In the movie “The Matrix,” when Morpheus has his hands outstretched toward Neo with the blue pill in one hand and the red pill in the other he tells Neo he has a choice. Take the red pill, and be free, but you can never go back or take the blue pill, be none the wiser, and carry on with your mediocre (at best) life. This is, obviously, a tough decision, however, the thing is, even if he chooses the red pill, which he does, he still “can” go back if he wants to. All they would have to do is plug him back into the Matrix and leave him there till he died. The problem is that he would know there was something better out there and that is “the question that drives us mad;” what if I had chosen the better life, that’s why he could never go back.

Taking the red pill is just like choosing God, and just like choosing God it’s hard.

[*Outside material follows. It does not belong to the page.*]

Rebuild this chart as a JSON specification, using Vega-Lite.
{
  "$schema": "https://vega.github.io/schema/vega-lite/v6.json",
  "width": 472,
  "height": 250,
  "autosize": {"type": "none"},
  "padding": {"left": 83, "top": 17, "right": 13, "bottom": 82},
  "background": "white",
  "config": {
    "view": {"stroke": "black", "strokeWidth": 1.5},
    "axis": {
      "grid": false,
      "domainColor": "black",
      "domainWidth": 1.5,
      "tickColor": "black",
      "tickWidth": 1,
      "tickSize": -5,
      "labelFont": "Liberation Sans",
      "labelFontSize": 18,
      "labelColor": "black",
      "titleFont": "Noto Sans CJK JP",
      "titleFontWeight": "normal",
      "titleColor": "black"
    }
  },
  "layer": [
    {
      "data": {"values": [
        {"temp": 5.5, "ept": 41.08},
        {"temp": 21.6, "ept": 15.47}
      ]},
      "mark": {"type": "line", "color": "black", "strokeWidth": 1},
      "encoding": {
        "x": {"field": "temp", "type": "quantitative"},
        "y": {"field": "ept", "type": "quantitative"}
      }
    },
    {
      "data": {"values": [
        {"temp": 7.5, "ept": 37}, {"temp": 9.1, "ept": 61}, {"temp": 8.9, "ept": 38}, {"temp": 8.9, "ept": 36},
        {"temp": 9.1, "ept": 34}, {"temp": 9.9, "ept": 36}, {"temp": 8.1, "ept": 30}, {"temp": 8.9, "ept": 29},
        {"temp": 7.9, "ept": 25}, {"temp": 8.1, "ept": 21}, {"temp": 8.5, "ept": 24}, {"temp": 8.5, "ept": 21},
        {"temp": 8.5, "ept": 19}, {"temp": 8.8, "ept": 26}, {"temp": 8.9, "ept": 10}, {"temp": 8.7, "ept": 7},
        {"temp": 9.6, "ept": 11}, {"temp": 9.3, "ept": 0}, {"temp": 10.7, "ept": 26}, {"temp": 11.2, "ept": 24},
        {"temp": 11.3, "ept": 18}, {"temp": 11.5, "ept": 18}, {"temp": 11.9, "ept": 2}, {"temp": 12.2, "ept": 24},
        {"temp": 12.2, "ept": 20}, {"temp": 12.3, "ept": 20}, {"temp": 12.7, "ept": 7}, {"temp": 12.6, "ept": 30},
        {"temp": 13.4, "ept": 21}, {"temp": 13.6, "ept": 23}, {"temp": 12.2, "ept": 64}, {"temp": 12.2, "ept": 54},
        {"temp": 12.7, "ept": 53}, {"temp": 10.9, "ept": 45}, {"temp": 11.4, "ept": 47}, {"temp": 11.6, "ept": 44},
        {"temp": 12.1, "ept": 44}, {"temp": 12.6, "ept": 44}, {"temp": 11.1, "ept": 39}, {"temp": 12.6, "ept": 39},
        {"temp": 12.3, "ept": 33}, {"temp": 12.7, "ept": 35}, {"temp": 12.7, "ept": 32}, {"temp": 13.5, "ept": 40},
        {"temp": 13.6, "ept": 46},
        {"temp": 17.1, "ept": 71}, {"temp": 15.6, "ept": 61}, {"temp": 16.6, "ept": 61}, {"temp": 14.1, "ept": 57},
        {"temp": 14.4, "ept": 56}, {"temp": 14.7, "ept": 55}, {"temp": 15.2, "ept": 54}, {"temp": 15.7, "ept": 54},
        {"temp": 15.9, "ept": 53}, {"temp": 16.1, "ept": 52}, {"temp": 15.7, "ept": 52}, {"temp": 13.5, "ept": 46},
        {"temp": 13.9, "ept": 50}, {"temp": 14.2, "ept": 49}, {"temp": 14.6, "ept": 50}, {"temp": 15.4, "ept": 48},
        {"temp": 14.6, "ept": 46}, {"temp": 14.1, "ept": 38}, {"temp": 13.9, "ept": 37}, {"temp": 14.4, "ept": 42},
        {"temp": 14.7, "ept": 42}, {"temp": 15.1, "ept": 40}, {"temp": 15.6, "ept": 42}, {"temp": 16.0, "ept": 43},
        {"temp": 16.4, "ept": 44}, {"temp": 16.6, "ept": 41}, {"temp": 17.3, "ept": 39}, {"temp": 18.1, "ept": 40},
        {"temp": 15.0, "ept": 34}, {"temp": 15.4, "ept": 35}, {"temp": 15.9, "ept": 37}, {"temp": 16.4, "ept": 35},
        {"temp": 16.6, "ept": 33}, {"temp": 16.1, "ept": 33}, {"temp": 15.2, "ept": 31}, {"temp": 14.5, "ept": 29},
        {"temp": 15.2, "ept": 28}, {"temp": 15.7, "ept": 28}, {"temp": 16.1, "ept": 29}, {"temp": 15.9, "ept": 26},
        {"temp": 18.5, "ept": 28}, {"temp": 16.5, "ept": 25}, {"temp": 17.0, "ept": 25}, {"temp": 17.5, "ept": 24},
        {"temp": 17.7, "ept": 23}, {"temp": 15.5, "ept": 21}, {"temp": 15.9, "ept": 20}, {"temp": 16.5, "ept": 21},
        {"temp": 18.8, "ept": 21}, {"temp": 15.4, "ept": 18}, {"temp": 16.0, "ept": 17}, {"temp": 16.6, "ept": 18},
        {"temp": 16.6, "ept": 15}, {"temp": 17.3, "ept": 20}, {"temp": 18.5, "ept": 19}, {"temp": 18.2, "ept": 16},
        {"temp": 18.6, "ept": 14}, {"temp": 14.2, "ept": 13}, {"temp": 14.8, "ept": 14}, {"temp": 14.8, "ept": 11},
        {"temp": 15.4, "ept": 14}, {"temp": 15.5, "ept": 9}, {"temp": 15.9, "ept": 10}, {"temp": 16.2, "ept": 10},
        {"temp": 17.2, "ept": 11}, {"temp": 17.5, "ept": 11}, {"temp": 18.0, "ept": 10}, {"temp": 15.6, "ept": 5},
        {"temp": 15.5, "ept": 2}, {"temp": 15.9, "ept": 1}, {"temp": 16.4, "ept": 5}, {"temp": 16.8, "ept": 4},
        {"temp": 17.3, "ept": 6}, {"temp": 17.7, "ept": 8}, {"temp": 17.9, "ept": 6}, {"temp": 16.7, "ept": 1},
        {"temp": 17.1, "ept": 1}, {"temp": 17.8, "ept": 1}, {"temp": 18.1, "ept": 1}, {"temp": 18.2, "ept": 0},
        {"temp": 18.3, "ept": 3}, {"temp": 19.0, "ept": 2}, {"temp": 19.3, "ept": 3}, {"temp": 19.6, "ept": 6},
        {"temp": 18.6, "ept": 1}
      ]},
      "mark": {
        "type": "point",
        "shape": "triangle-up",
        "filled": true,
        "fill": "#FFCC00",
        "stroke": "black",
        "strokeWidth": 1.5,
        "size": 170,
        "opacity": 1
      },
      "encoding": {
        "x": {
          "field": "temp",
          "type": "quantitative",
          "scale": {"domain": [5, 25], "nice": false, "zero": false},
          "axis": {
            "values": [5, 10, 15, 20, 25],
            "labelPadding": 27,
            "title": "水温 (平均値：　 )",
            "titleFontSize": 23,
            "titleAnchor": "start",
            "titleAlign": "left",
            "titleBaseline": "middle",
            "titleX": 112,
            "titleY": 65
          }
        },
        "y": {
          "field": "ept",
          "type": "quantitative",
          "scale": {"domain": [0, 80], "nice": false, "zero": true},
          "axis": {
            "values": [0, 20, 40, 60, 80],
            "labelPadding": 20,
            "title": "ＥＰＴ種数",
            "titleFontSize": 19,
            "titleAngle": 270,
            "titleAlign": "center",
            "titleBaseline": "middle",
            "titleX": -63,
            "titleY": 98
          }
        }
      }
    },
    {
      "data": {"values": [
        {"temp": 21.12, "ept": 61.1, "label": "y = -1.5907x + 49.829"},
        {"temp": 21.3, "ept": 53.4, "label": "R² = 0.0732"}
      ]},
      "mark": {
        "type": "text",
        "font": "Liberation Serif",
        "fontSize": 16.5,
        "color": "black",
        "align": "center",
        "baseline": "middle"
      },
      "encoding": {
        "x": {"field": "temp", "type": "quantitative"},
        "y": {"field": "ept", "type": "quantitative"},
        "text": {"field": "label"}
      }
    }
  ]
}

He asks us to put his will first, to choose the red pill every time. I won’t pretend that every time God has asked me to do something I have listened. In my heart I am still an awful coward of a man who, despite being very out going, has a very hard time talking to people about God if they don’t know him already. For this I need to apologize both to believers and unbelievers. To believers I am sorry that I have not taken this love we know so well and told others about it. To those of you who may not believe in God right now I must apologize even more because there are a number of you who he has told me to talk to and I haven’t. He wants you to know he loves you, he love’s you enough to send a messenger to tell you that he is thinking about you and wants you back and wants to shower you with love, unfortunately, I killed the messenger, over and over again.

I am also sorry for any promises you may have heard about the ease of the believer’s life. Accepting God’s love is easy, the life that follows is not, but it is better. The life that follows is full of love and joy unimaginable. It is full of wonders in the mundane places but it is equally full of challenges but let me tell you from experience, it is better than being a drunken musician. I could never be happy as a drunken musician now because I would know that I was denying something far better.